Other draft notes for the team. Stay away from Otto Porter and anyone from Kentucky in the first round. I have nothing against Porter, but he seems like another Jeff Green type. And that isn’t what Seattle needs right now. And with the Kentucky thing, well, you’ve seen how the franchise has done drafting John Calipari players in the lottery.
(Also is it weird that I’m referring to the Kings as the Sonics? … Nah, I didn’t think so.)
Here is my other big plan for the team. Trade Tyreke Evans and DeMarcus Cousins for a superstar or close to it who isn’t too old.

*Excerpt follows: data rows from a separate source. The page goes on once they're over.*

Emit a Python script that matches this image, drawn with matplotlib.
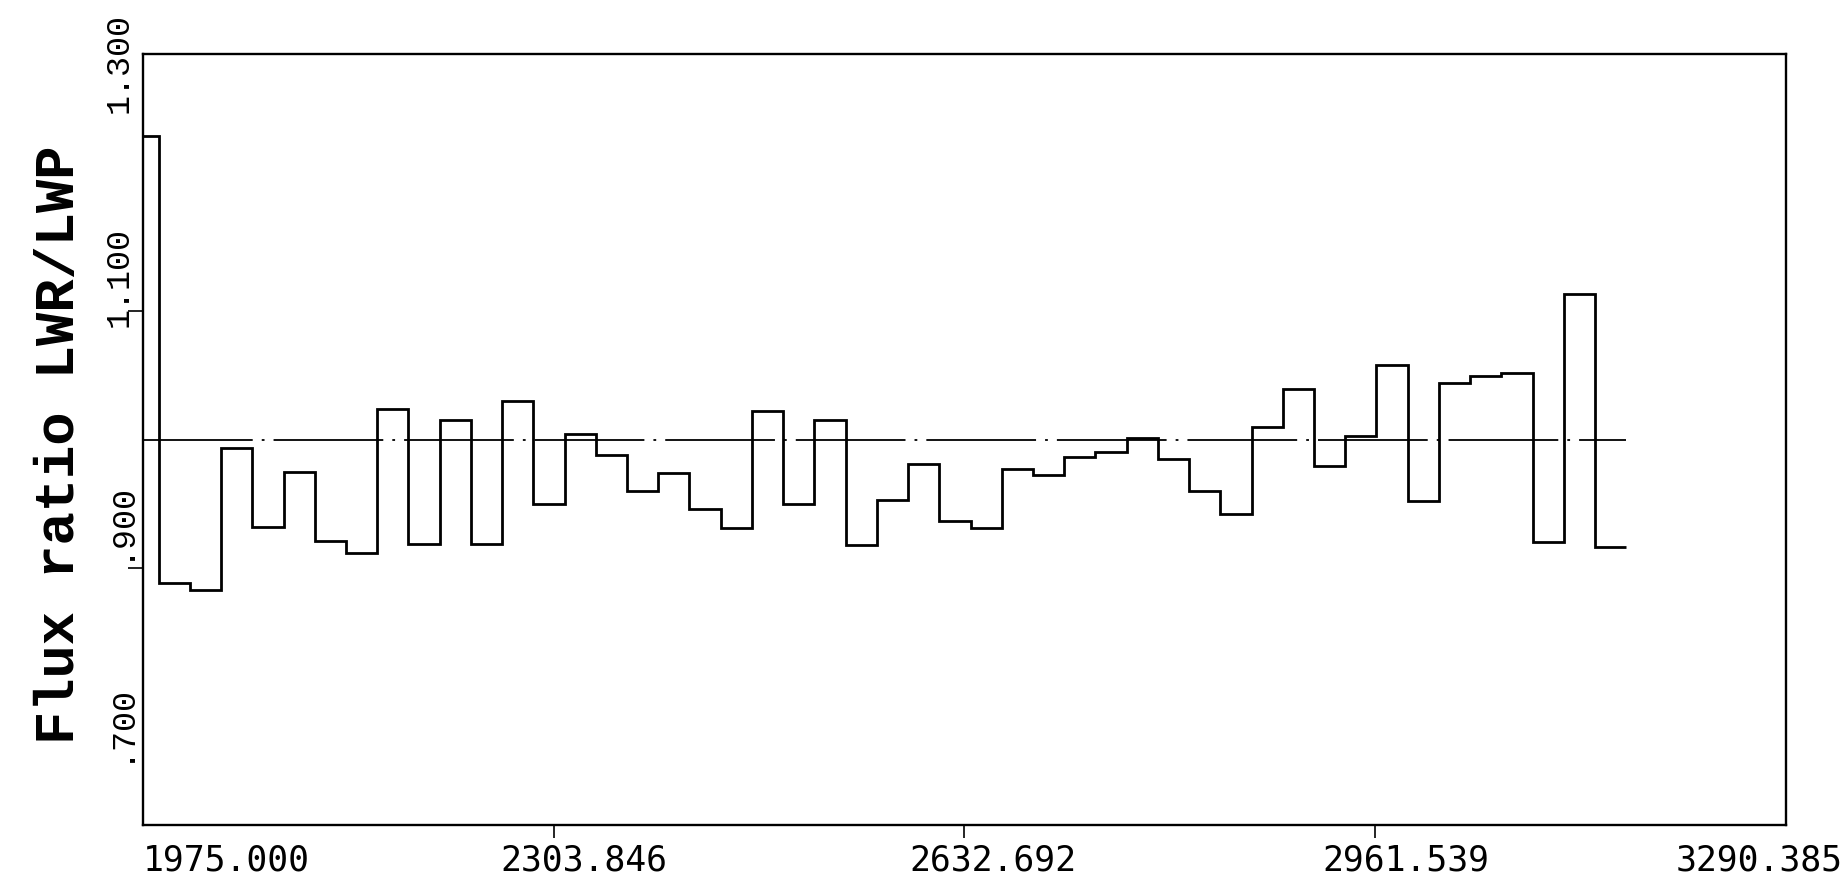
import numpy as np
import matplotlib
matplotlib.use("Agg")
import matplotlib.pyplot as plt
from matplotlib.transforms import ScaledTranslation, blended_transform_factory

# ---------------- data ----------------
# wavelength bin edges (Angstrom): a short first bin, then 25 A bins
wavelength_edges = [1975.0] + list(np.arange(1987.5, 3162.6, 25.0))
flux_ratio = [1.236, 0.8885, 0.8828, 0.993, 0.932, 0.975, 0.921, 0.912,
              1.024, 0.919, 1.015, 0.919, 1.030, 0.950, 1.004, 0.9876,
              0.9596, 0.974, 0.946, 0.931, 1.022, 0.950, 1.015, 0.918,
              0.953, 0.981, 0.9365, 0.931, 0.977, 0.972, 0.9865, 0.990,
              1.001, 0.985, 0.960, 0.9417, 1.010, 1.039, 0.979, 1.003,
              1.058, 0.952, 1.044, 1.0495, 1.0516, 0.920, 1.1136, 0.9165]
reference_level = 1.0

x_ticks = [1975.000, 2303.846, 2632.692, 2961.539, 3290.385]
x_tick_labels = ["1975.000", "2303.846", "2632.692", "2961.539", "3290.385"]
y_ticks = [1.3, 1.1, 0.9, 0.7]
y_tick_labels = ["1.300", "1.100", ".900", ".700"]
y_label = "Flux ratio LWR/LWP"

# ---------------- figure ----------------
plt.rcParams['lines.scale_dashes'] = False
W, H = 1841, 879
fig = plt.figure(figsize=(W / 100, H / 100), dpi=100)
ax = fig.add_axes([143 / W, (H - 826) / H, 1643 / W, 771 / H])
ax.set_xlim(x_ticks[0], x_ticks[-1])
ax.set_ylim(min(y_ticks), max(y_ticks))

for s in ax.spines.values():
    s.set_linewidth(1.7)
    s.set_color("black")

ax.stairs(flux_ratio, wavelength_edges, baseline=None, color="black",
          linewidth=2.0)
ax.plot([wavelength_edges[0], wavelength_edges[-1]],
        [reference_level, reference_level], color="black", linewidth=1.3,
        linestyle=(0, (79, 6.5, 2, 6.5)), dash_capstyle="butt")

# ticks
ax.set_xticks(x_ticks)
ax.set_xticklabels([])
ax.tick_params(axis="x", direction="out", length=9, width=1.2, color="black")
xt = ax.xaxis.get_major_ticks()
xt[0].tick1line.set_visible(False)
xt[-1].tick1line.set_visible(False)
inner_y = [v for v in y_ticks if min(y_ticks) < v < max(y_ticks)]
ax.set_yticks(inner_y)
ax.set_yticklabels([])
ax.tick_params(axis="y", direction="out", length=11, width=1.2, color="black")

# x tick labels (placement offsets in pixels, as in the original plot)
xtrans = blended_transform_factory(ax.transData, ax.transAxes)
x_lab_off = [(0, "left"), (30, "center"), (28, "center"), (31, "center"),
             (57, "right")]
for v, lab, (dx, ha) in zip(x_ticks, x_tick_labels, x_lab_off):
    t = xtrans + ScaledTranslation(dx / 100, -35 / 100, fig.dpi_scale_trans)
    ax.text(v, 0, lab, transform=t, ha=ha, va="center",
            fontsize=25, family="DejaVu Sans Mono", color="black",
            clip_on=False)

# y tick labels (rotated, offsets in pixels as in the original plot)
ytrans = blended_transform_factory(ax.transAxes, ax.transData)
y_lab_off = [-8, 35, 49, 104]
for v, lab, dy in zip(y_ticks, y_tick_labels, y_lab_off):
    t = ytrans + ScaledTranslation(-24 / 100, dy / 100, fig.dpi_scale_trans)
    ax.text(0, v, lab, transform=t, ha="center", va="center", rotation=90,
            fontsize=24, family="Liberation Mono", color="black",
            clip_on=False)

fig.text(60 / W, 1 - 445 / H, y_label, rotation=90, ha="center", va="center",
         fontsize=40, family="Liberation Mono", fontweight="bold",
         color="black")

fig.savefig("out.png", dpi=100, facecolor="white")
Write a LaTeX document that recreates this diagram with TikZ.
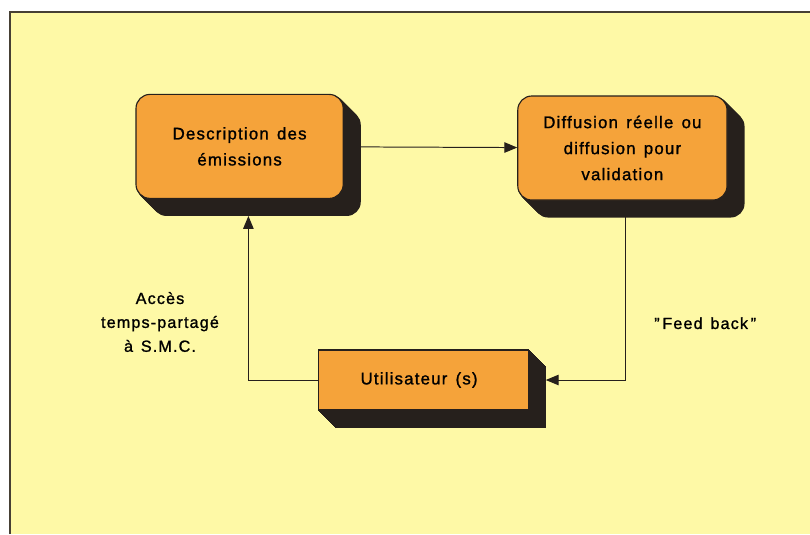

Here’s my point: once upon a time, both of these guys were supposed to have all the potential in the world. And they still do, but I heard Charles Barkley say that DeMarcus Cousins has the potential to be the best big man in the league. Dwight Howard or no, Cousins has that potential. And then there was the time that everybody freaked out after Evans’ rookie year when he had a higher number of win shares than Kevin Love, Stephen Curry and Al Jefferson.
These guys both have the potential to be stars. Stars. Remember what Denver got for Melo? Some solid bigs, Raymond Felton and Wilson Chandler and Danilo Gallinari. The last two hold the potential. Besides, Felton is gone and one of the bigs (Timofey Mozgov) is on his way out. The point is that Chandler and Gallo probably each top out at 18-point-a-game scorers. Neither of them have “star” written on them, otherwise Denver wouldn’t have the identity of being a team that has a ton of good players and no singular great player.
All I’m saying is that if the Knicks gave up that little (relatively speaking) for Melo, who is to say what Evans and Cousins will bring in? Don’t get me wrong, put both in the right situation and they will succeed. Both would do well under an established head coach, and/or sharing a locker room with someone like Kevin Garnett, but both guys have shown that they aren’t going to succeed on “green” teams. Something has to change.
Ten minutes at the trade machine and I come up with this-
Miami Heat Acquire G/Fs John Salmons and Tyreke Evans, G Austin Rivers and F/C DeMarcus Cousins.
New Orleans Hornets Pelicans Acquire G Marcus Thornton, F/C Jason Thompson PG Norris Cole, two future second-round picks from Miami and a future first-round pick from Seattle.
Sacramento Kings Seattle SuperSonics Acquire F/C Chris Bosh and SG Eric Gordon.
Miami probably wants to save money, so they can throw it at LeBron so he doesn’t burn the Heat fans like he did Cleveland by going back to the Cavaliers. They really don’t lose a whole lot with Cousins. Yes, he’s younger and not as far along as Bosh is, but he saves a ton of money comparatively and, with the tutelage of King James and Erik Spoelstra, might surpass Bosh in the long term. Miami also has the potential to be set long term with Evans, Cousins and Rivers along with LeBron and D-Wade.
New Orleans gets a do over on Austin Rivers with Norris Cole who is already adapt at being a solid backup point guard on his own team. So worrying about playing him with Grevis Vasquez is a non-factor. Marcus Thornton goes back to the Bayou where he not only went to college but surprised everyone as a second-round pick averaging nearly 15 points in only 26 minutes per game. The newly-minted Pelicans will also get a better long-term solution at center than its current ones with Thompson. They will also get out of Gordon’s ridiculous contract when they know he probably would have rather been somewhere else.
Seattle, on the other hand, gets a super star to build around. That would be Bosh. A lights-out shooting guard who, when healthy, was probably the third best shooting guard in the league behind Kobe and D-Wade. (This was pre-James Harden mania mind you.) Put those guys in a starting lineup with Smart and a couple free agents like Trevor Ariza and maybe a Paul Millsap? Tell me that wouldn’t contend in the west. Tell me you wouldn’t take those guys, Patterson, Thomas and an occasional novelty three pointer from Jimmer Fredette off the bench as a nucleus of a playoff team? I, (in a non-biased manner) would probably have them as the fifth (pushing it a little) or sixth (more likely) best team in the west. Not bad for one offseason of moves.